I switched servers recently, moving from a SliceHost VPS back to a spare machine to try and save some money monthly. One of the final pieces of rebuilding the server was to add a server status page. I tried at first with some php exec calls and command one-liners, but that was pretty limited functionally and required me to handle all the formatting. Then I found Munin, a script-based monitoring tool that uses RRDTool to create static graphs that you can view through your web server.
Several different monitoring tools popped up during my initial search, most being for distributed networks, server farms, or being more dynamic involving CGI scripts that run through Apache. I wasn’t happy with those. Munin was simple, creating static JPGs and HTML in a web visible directory. It works having a server poll a set of scripts/plugins that you have running on a client or “node” every 5 minutes. It records those values into a RRD database, then updates the daily, weekly, monthly and yearly graphs. Plugins are Perl, Python, or any other Bash style scripts. While it does have capabilities for server-farms, you can run the server and node on the same server without a problem. It’s taken me only a few hours to setup and tweak things over the last few days and I’m quite happy with it.

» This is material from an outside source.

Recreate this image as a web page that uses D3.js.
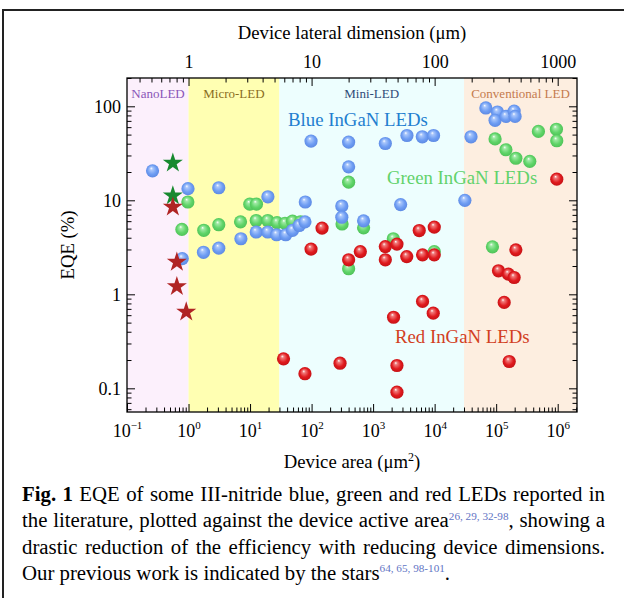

While I’m not going to leave my server stats visible to the public, you can view example output here.
After tweaking, the coolest things I have running right now are:
Disk usage for my server
SMART values and temperature for my HDD. SMART values are via the smart_sda plugin and temperatures are via the hddtemp_smartctl plugin. For the temp plugin, this guide was pretty helpful for explaining the values to setup. I had to install smartctl and hddtemp as well for this plugin.

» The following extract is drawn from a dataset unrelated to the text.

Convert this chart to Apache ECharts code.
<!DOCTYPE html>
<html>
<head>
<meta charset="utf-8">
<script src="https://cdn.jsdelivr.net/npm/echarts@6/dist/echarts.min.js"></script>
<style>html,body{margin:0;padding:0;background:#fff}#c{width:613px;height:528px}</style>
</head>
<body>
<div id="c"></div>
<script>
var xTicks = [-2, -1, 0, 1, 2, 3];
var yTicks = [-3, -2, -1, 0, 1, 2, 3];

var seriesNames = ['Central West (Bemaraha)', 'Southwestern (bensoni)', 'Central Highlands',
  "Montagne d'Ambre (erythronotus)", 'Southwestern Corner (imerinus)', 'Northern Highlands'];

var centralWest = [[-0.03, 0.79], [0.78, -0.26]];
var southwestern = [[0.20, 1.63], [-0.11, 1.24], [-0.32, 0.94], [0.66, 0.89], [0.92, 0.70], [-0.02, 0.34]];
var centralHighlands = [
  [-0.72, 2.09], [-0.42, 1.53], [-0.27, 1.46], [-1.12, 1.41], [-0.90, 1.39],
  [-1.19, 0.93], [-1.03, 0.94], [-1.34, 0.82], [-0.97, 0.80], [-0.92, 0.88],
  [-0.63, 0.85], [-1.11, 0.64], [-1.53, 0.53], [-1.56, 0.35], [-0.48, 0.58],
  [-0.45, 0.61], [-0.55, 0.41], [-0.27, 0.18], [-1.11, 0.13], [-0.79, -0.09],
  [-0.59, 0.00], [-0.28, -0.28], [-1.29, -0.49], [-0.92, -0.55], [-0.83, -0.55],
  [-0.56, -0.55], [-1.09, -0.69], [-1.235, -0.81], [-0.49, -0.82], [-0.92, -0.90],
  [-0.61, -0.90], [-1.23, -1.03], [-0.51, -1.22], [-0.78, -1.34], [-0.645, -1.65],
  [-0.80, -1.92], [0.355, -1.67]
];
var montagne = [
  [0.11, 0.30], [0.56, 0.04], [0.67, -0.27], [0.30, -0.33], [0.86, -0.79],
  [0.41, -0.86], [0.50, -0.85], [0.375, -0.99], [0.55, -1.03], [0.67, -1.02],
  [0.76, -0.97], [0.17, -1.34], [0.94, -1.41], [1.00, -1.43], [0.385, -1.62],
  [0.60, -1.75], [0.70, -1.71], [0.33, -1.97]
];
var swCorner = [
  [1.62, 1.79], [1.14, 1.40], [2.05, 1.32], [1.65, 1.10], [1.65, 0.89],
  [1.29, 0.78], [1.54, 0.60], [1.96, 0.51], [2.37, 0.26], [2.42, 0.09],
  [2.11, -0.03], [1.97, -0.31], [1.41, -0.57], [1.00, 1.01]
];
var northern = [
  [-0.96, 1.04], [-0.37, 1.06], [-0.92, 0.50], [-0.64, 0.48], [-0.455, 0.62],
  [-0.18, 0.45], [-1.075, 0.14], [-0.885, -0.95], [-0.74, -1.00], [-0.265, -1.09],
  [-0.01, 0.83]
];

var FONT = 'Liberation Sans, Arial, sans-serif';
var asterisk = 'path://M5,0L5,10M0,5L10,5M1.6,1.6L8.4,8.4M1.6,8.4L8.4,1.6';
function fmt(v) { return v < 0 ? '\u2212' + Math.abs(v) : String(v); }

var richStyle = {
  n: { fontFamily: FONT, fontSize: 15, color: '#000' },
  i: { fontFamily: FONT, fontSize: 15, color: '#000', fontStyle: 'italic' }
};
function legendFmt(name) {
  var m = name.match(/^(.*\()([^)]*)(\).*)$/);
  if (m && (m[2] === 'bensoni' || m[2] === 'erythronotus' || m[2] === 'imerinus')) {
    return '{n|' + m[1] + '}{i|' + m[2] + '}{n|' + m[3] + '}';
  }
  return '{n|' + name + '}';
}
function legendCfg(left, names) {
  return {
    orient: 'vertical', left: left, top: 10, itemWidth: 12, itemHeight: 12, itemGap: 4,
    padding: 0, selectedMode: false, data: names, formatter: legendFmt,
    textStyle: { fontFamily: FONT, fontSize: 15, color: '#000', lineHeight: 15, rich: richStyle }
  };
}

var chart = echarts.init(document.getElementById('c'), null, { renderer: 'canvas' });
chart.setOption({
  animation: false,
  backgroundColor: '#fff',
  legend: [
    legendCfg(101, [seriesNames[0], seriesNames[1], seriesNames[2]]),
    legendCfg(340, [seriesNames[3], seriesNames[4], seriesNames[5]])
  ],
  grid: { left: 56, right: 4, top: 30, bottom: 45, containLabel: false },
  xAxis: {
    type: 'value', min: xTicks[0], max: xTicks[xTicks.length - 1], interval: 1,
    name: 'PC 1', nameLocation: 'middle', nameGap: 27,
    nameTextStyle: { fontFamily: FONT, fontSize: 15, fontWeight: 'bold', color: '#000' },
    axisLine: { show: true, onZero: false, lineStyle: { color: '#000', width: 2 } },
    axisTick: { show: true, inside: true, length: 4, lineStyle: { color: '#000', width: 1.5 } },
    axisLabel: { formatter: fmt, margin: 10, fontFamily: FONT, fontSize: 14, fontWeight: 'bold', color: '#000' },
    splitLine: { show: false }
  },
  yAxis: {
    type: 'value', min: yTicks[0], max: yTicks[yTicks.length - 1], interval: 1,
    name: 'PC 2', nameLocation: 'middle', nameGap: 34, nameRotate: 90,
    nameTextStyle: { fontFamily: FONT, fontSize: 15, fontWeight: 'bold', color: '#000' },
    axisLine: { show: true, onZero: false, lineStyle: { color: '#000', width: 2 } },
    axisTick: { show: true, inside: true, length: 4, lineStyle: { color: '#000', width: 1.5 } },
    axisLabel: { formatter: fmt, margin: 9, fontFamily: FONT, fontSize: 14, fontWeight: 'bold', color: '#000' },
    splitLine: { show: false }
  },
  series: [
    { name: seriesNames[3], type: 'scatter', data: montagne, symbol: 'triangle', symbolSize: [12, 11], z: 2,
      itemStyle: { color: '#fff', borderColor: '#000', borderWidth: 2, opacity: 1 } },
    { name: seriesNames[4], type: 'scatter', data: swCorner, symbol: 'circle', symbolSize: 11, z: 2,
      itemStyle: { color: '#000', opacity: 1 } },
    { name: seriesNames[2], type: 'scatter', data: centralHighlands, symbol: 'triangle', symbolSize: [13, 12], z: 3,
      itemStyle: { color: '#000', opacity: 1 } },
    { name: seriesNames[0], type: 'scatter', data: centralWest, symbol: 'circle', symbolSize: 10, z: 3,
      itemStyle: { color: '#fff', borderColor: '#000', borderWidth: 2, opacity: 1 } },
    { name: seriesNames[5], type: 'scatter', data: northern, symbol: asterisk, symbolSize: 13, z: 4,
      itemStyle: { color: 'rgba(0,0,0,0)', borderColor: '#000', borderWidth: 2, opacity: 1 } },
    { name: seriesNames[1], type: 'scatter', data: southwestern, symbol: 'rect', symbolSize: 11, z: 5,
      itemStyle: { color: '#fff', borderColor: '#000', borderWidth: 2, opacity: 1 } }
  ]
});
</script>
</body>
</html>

Network traffic for the server via vnstat plugin and utility. The default if_ plugin that comes with the package seems pretty outdated, so vnstat kicks its ass.
CPU usage, load, memory usage
SSH failed logins/attempted breakins. The installed auth plugin was last updated in 2006, so I had to update a few of the grep string values and bash values to get it to work with Ubuntu. The main value printing section here:
echo -n "illegal_user.value " echo $(grep "Failed password|Failed none" /var/log/auth.log | grep "`date '+%b %e'`" | wc -l) echo -n echo -n "possible_breakin.value " echo $(grep -i "POSSIBLE BREAK-IN ATTEMPT" /var/log/auth.log | grep "`date '+%b %e'`" | wc -l) echo -n "authentication_failure.value " echo $(grep "authentication failure" /var/log/auth.log | grep "`date '+%b %e'`" | wc -l)
The grep search for “failed password” and “possible break-in” had changed, along with the date formatting in the auth.log file (no leading 0 in the date command).
As I found by fixing the auth plugin, it’s very easy to write plugins. I will probably add my Nginx server requests eventually, but right now, this is enough. Its pretty fun to watch things change over time and review what I was doing on the server to cause a spike in resource usage or memory. It really helps you understand whats going on in the background of the server as well. The long-term value would be watching the yearly SMART graphs for a change in any values, possibly leading to a harddrive malfunction. Logs are great for tracking most things, but graphing really brings easy to read and immediate value.